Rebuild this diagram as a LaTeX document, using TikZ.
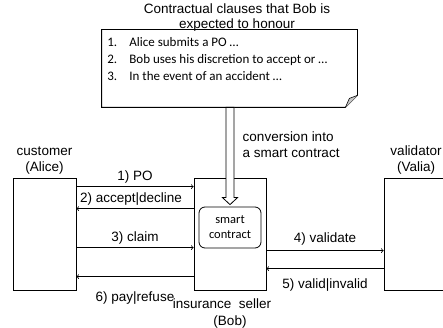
\documentclass[tikz,border=0pt]{standalone}
\usepackage{fontspec}
\setmainfont{Liberation Sans}
\newfontfamily\calibri{Carlito}
\usetikzlibrary{positioning,calc}

\begin{document}
\begin{tikzpicture}[x=1pt,y=-1pt,line width=0.8pt,
        font=\fontsize{13.5}{16}\selectfont,
        party/.style={draw,minimum width=63pt,minimum height=112pt,inner sep=0pt},
        msg/.style={->},
        clause/.style={font=\calibri\fontsize{13}{17}\selectfont}]

        \useasboundingbox (0,0) rectangle (443,328);
        \clip (0,0) rectangle (443,328);

        % Title above the note
        \node[align=center,font=\fontsize{13.5}{15}\selectfont] (title) at (237,17.5) {Contractual clauses that Bob is\\expected to honour};

        % The note with a folded corner
        \node[minimum width=255pt,minimum height=77pt,inner sep=0pt] (note) at (229.5,68.5) {};
        \draw (note.north west) -- (note.north east) -- ([yshift=12pt]note.south east)
            -- ([xshift=-12pt]note.south east) -- (note.south west) -- cycle;
        \draw[fill=gray!45,line width=0.6pt] ([xshift=-12pt]note.south east)
            -- ($(note.south east)+(-8,-9)$) -- ([yshift=12pt]note.south east);

        % Clauses
        \node[clause,anchor=north west,align=left,inner sep=0pt] (clauses) at (107,37)
            {\makebox[22pt][l]{1.}Alice submits a PO …\\
             \makebox[22pt][l]{2.}Bob uses his discretion to accept or …\\
             \makebox[22pt][l]{3.}In the event of an accident …};

        % The three parties
        \node[party] (alice) at (44.5,234) {};
        \node[party,minimum width=72pt] (bob) at (230,234) {};
        \node[party,minimum width=72pt] (valia) at (420,234) {};

        \node[align=center,above=0pt of alice,font=\fontsize{13.5}{15.5}\selectfont] (alicelbl) {customer\\(Alice)};
        \node[align=center,above=0pt of valia,xshift=-4pt,font=\fontsize{13.5}{15.5}\selectfont] (valialbl) {validator\\(Valia)};
        \node[align=center,below=5pt of bob,font=\fontsize{13.5}{17}\selectfont] (boblbl) {insurance\ \ seller\hspace*{16pt}\\(Bob)};

        % Smart contract inside the seller
        \node[draw,rounded corners=6pt,minimum width=62pt,minimum height=41pt,inner sep=0pt,
            align=center,font=\calibri\fontsize{12.5}{15}\selectfont] (sc) at (230,227.5) {smart\\contract};

        % Hollow arrow: conversion of the clauses
        \coordinate (tip) at ([yshift=2pt]sc.north);
        \draw[fill=white] (tip) -- ($(tip)+(-7.5,-7)$) -- ($(tip)+(-4,-7)$)
            -- ($(tip |- note.south)+(-4,0)$) -- ($(tip |- note.south)+(4,0)$)
            -- ($(tip)+(4,-7)$) -- ($(tip)+(7.5,-7)$) -- cycle;
        \node[align=left,anchor=west] (convlbl) at (239,145) {conversion into\\a smart contract};

        % Messages between customer and seller
        \draw[msg] ([yshift=-9pt]alice.north east) -- node[above] {1) PO} ([yshift=-9pt]bob.north west);
        \draw[msg] ([yshift=-31pt]bob.north west) -- node[above,xshift=-4pt] {2) accept|decline} ([yshift=-31pt]alice.north east);
        \draw[msg] ([yshift=-70pt]alice.north east) -- node[above] {3) claim} ([yshift=-70pt]bob.north west);
        \draw[msg] ([yshift=-99pt]bob.north west) -- node[below=11pt] {6) pay|refuse} ([yshift=-99pt]alice.north east);

        % Messages between seller and validator
        \draw[msg] ([yshift=-73pt]bob.north east) -- node[above=2pt] {4) validate} ([yshift=-73pt]valia.north west);
        \draw[msg] ([yshift=-91pt]valia.north west) -- node[below=6pt] {5) valid|invalid} ([yshift=-91pt]bob.north east);

\end{tikzpicture}
\end{document}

* **What you will do**
Extract the full listing above verbatim; pictures are to be left out of the copy.

* **Correct output**
Rebuild this diagram as a LaTeX document, using TikZ.
\documentclass[tikz,border=0pt]{standalone}
\usepackage{fontspec}
\setmainfont{Liberation Sans}
\newfontfamily\calibri{Carlito}
\usetikzlibrary{positioning,calc}

\begin{document}
\begin{tikzpicture}[x=1pt,y=-1pt,line width=0.8pt,
        font=\fontsize{13.5}{16}\selectfont,
        party/.style={draw,minimum width=63pt,minimum height=112pt,inner sep=0pt},
        msg/.style={->},
        clause/.style={font=\calibri\fontsize{13}{17}\selectfont}]

        \useasboundingbox (0,0) rectangle (443,328);
        \clip (0,0) rectangle (443,328);

        % Title above the note
        \node[align=center,font=\fontsize{13.5}{15}\selectfont] (title) at (237,17.5) {Contractual clauses that Bob is\\expected to honour};

        % The note with a folded corner
        \node[minimum width=255pt,minimum height=77pt,inner sep=0pt] (note) at (229.5,68.5) {};
        \draw (note.north west) -- (note.north east) -- ([yshift=12pt]note.south east)
            -- ([xshift=-12pt]note.south east) -- (note.south west) -- cycle;
        \draw[fill=gray!45,line width=0.6pt] ([xshift=-12pt]note.south east)
            -- ($(note.south east)+(-8,-9)$) -- ([yshift=12pt]note.south east);

        % Clauses
        \node[clause,anchor=north west,align=left,inner sep=0pt] (clauses) at (107,37)
            {\makebox[22pt][l]{1.}Alice submits a PO …\\
             \makebox[22pt][l]{2.}Bob uses his discretion to accept or …\\
             \makebox[22pt][l]{3.}In the event of an accident …};

        % The three parties
        \node[party] (alice) at (44.5,234) {};
        \node[party,minimum width=72pt] (bob) at (230,234) {};
        \node[party,minimum width=72pt] (valia) at (420,234) {};

        \node[align=center,above=0pt of alice,font=\fontsize{13.5}{15.5}\selectfont] (alicelbl) {customer\\(Alice)};
        \node[align=center,above=0pt of valia,xshift=-4pt,font=\fontsize{13.5}{15.5}\selectfont] (valialbl) {validator\\(Valia)};
        \node[align=center,below=5pt of bob,font=\fontsize{13.5}{17}\selectfont] (boblbl) {insurance\ \ seller\hspace*{16pt}\\(Bob)};

        % Smart contract inside the seller
        \node[draw,rounded corners=6pt,minimum width=62pt,minimum height=41pt,inner sep=0pt,
            align=center,font=\calibri\fontsize{12.5}{15}\selectfont] (sc) at (230,227.5) {smart\\contract};

        % Hollow arrow: conversion of the clauses
        \coordinate (tip) at ([yshift=2pt]sc.north);
        \draw[fill=white] (tip) -- ($(tip)+(-7.5,-7)$) -- ($(tip)+(-4,-7)$)
            -- ($(tip |- note.south)+(-4,0)$) -- ($(tip |- note.south)+(4,0)$)
            -- ($(tip)+(4,-7)$) -- ($(tip)+(7.5,-7)$) -- cycle;
        \node[align=left,anchor=west] (convlbl) at (239,145) {conversion into\\a smart contract};

        % Messages between customer and seller
        \draw[msg] ([yshift=-9pt]alice.north east) -- node[above] {1) PO} ([yshift=-9pt]bob.north west);
        \draw[msg] ([yshift=-31pt]bob.north west) -- node[above,xshift=-4pt] {2) accept|decline} ([yshift=-31pt]alice.north east);
        \draw[msg] ([yshift=-70pt]alice.north east) -- node[above] {3) claim} ([yshift=-70pt]bob.north west);
        \draw[msg] ([yshift=-99pt]bob.north west) -- node[below=11pt] {6) pay|refuse} ([yshift=-99pt]alice.north east);

        % Messages between seller and validator
        \draw[msg] ([yshift=-73pt]bob.north east) -- node[above=2pt] {4) validate} ([yshift=-73pt]valia.north west);
        \draw[msg] ([yshift=-91pt]valia.north west) -- node[below=6pt] {5) valid|invalid} ([yshift=-91pt]bob.north east);

\end{tikzpicture}
\end{document}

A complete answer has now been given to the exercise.